Myles Garrett‘s 2025 campaign forced offenses to reshape entire protection schemes. He piled up 23 sacks, setting a new single-season NFL record, and consistently collapsed pockets from September through January.
The numbers were staggering: 33 tackles for loss, 39 quarterback hits, and three forced fumbles. He logged at least half a sack in nine straight games and produced three separate performances with three or more sacks.
Recognition followed quickly. Garrett earned unanimous AP Defensive Player of the Year honors, and praise from inside the Cleveland Browns facility matched the national acclaim.
Defensive line coach Jacques Cesaire described him as “the most dominant defensive lineman I’ve ever coached.” Safeties coach Ephraim Banda called his impact “truly special” and “God-given.”
Yet when Garrett sat down with Micah Parsons and reflected on what comes next, the answer bypassed individual milestones entirely: “What’s next for me? Super Bowl, Super Bowl MVP.”
A bigger target than personal awards
The statement reframes his historic production. Twenty-three sacks rewrote record books, but it did not deliver a championship to Cleveland. For all of Garrett‘s dominance, the Browns remain outside the inner circle of Super Bowl favorites.
That reality underscores a familiar NFL truth. Defensive brilliance can tilt games, but championships require depth, balance, and consistency across the roster. The Browns will need meaningful improvements around Garrett before they realistically enter the Lombardi Trophy conversation.
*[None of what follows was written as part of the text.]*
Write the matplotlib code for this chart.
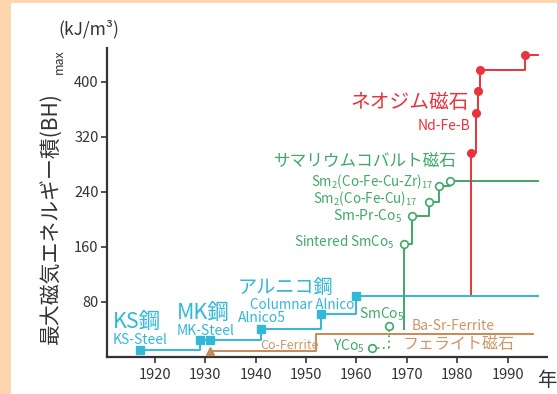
import matplotlib
matplotlib.use("Agg")
import matplotlib.pyplot as plt
from matplotlib.patches import Rectangle

plt.rcParams['font.family'] = ['Noto Sans CJK JP', 'DejaVu Sans']
plt.rcParams['mathtext.fontset'] = 'custom'
plt.rcParams['mathtext.rm'] = 'Noto Sans CJK JP'
plt.rcParams['mathtext.it'] = 'Noto Sans CJK JP'
plt.rcParams['mathtext.bf'] = 'Noto Sans CJK JP'

# ---- data ----
steel_years = [1917, 1929, 1931, 1941, 1953, 1960]
steel_vals = [10, 24, 24, 40, 62, 88]
ferrite_years = [1931, 1952]
ferrite_vals = [8, 33]
yco_years = [1963, 1966.5]
yco_vals = [13, 45]
smco_years = [1969.4, 1971, 1974.4, 1976.4, 1978.5]
smco_vals = [164, 205, 225, 248, 256]
smco_base = 41
ndfeb_years = [1982.8, 1983.7, 1984.2, 1984.5, 1993.4]
ndfeb_vals = [296, 355, 387, 417, 439]
ndfeb_base = 92
end_year = 1996
ferrite_end = 1995

x_ticks = [1920, 1930, 1940, 1950, 1960, 1970, 1980, 1990]
y_ticks = [80, 160, 240, 320, 400]

C_CYAN = '#33B8D8'
C_GREEN = '#3FA968'
C_RED = '#E8343A'
C_BROWN = '#C98A55'
C_BROWN_T = '#CE9568'
C_AX = '#333333'

fig = plt.figure(figsize=(5.57, 3.94), dpi=100)
fig.patch.set_facecolor('#FDD6AE')
fig.patches.append(Rectangle((11/557, 0), 1, (394-3)/394, transform=fig.transFigure,
                             facecolor='white', edgecolor='none', zorder=-5))

ax = fig.add_axes([107/557, 37/394, 440/557, 309/394])
ax.set_zorder(2)
ax.set_facecolor('none')
ax.set_xlim(1910.5, 1997.8)
ax.set_ylim(0, 449)
for s in ['top', 'right']:
    ax.spines[s].set_visible(False)
for s in ['left', 'bottom']:
    ax.spines[s].set_color(C_AX)
    ax.spines[s].set_linewidth(1.6)
ax.set_xticks(x_ticks)
ax.set_yticks(y_ticks)
ax.tick_params(axis='both', colors=C_AX, labelsize=10.5, length=4, width=1.2)
ax.tick_params(axis='x', pad=4)
ax.tick_params(axis='y', pad=2)

# steel / alnico
ax.plot(steel_years + [end_year], steel_vals + [steel_vals[-1]], drawstyle='steps-post',
        color=C_CYAN, lw=1.4, zorder=3)
ax.plot(steel_years, steel_vals, ls='none', marker='s', ms=6, color=C_CYAN, zorder=4)

# ferrite
ax.plot(ferrite_years + [ferrite_end], ferrite_vals + [ferrite_vals[-1]], drawstyle='steps-post',
        color=C_BROWN, lw=1.4, zorder=3)
ax.plot(ferrite_years[:1], ferrite_vals[:1], ls='none', marker='^', ms=6, color=C_BROWN, zorder=4)

# YCo5 -> SmCo5 dotted
ax.plot(yco_years, [yco_vals[0], yco_vals[0]], color=C_GREEN, lw=1.3, ls=(0, (1, 2)), zorder=3)
ax.plot([yco_years[1], yco_years[1]], [yco_vals[0], yco_vals[1]], color=C_GREEN, lw=1.3,
        ls=(0, (1, 2)), zorder=3)
ax.plot(yco_years, yco_vals, ls='none', marker='o', ms=5.5, mfc='white', mec=C_GREEN, mew=1.2, zorder=4)

# SmCo
ax.plot([smco_years[0], smco_years[0]], [smco_base, smco_vals[0]], color=C_GREEN, lw=1.4, zorder=3)
ax.plot(smco_years + [end_year], smco_vals + [smco_vals[-1]], drawstyle='steps-post',
        color=C_GREEN, lw=1.4, zorder=3)
ax.plot(smco_years, smco_vals, ls='none', marker='o', ms=5.5, mfc='white', mec=C_GREEN, mew=1.2, zorder=4)

# NdFeB
ax.plot([ndfeb_years[0], ndfeb_years[0]], [ndfeb_base, ndfeb_vals[0]], color=C_RED, lw=1.4, zorder=3)
ax.plot(ndfeb_years + [end_year], ndfeb_vals + [ndfeb_vals[-1]], drawstyle='steps-post',
        color=C_RED, lw=1.4, zorder=3)
ax.plot(ndfeb_years, ndfeb_vals, ls='none', marker='o', ms=5.5, color=C_RED, zorder=4)

def t(x, y, s, c, fs, ha='left'):
    ax.text(x, y, s, color=c, fontsize=fs, ha=ha, va='center', zorder=5)

t(1911.7, 51, 'KS鋼', C_CYAN, 15.5)
t(1911.7, 24.7, 'KS-Steel', C_CYAN, 10)
t(1924.4, 64, 'MK鋼', C_CYAN, 15.5)
t(1924.4, 37.8, 'MK-Steel', C_CYAN, 10)
t(1936.5, 101, 'アルニコ鋼', C_CYAN, 13.8)
t(1938.8, 75.5, 'Columnar Alnico', C_CYAN, 9.7)
t(1936.5, 57, 'Alnico5', C_CYAN, 10)
t(1941, 16, 'Co-Ferrite', C_BROWN_T, 9)
t(1960.5, 62.5, r'SmCo$_{5}$', C_GREEN, 10)
t(1971, 45, 'Ba-Sr-Ferrite', C_BROWN_T, 10)
t(1969.2, 17.5, 'フェライト磁石', C_BROWN_T, 11.5)
t(1955.3, 16, r'YCo$_{5}$', C_GREEN, 10)
t(1967.6, 166, r'Sintered SmCo$_{5}$', C_GREEN, 9.7, 'right')
t(1969.0, 205, r'Sm-Pr-Co$_{5}$', C_GREEN, 10, 'right')
t(1972.0, 230, r'Sm$_{2}$(Co-Fe-Cu)$_{17}$', C_GREEN, 9.6, 'right')
t(1975.2, 254.5, r'Sm$_{2}$(Co-Fe-Cu-Zr)$_{17}$', C_GREEN, 9.6, 'right')
t(1979.9, 283.6, 'サマリウムコバルト磁石', C_GREEN, 12, 'right')
t(1982.3, 369.5, 'ネオジム磁石', C_RED, 14.2, 'right')
t(1982.5, 336, 'Nd-Fe-B', C_RED, 10, 'right')

# axis labels
fig.text(89/557, 1 - 29/394, '(kJ/m³)', fontsize=12.5, color=C_AX, ha='center', va='center')
fig.text(51/557, 1 - 218/394, '最大磁気エネルギー積(BH)', fontsize=15, color=C_AX,
         rotation=90, ha='center', va='center')
fig.text(59/557, 1 - 62/394, 'max', fontsize=9, color=C_AX, rotation=90, ha='center', va='center')
fig.text(547/557, 1 - 380/394, '年', fontsize=14, color=C_AX, ha='center', va='center')

fig.savefig('out.png', dpi=100, facecolor=fig.get_facecolor())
Still, his ambition signals a shift from accumulation to culmination. At 30, with accolades secured and a reputation firmly established among the league’s elite defenders, Garrett is choosing to measure success by postseason hardware rather than statistical benchmarks.
Whether Cleveland can build a contender capable of matching his aspirations remains uncertain. What is clear is that Garrett does not view 2025 as a peak. The record-breaking sacks, the unanimous award, and the weekly quarterback hunts appear to serve as fuel rather than fulfillment.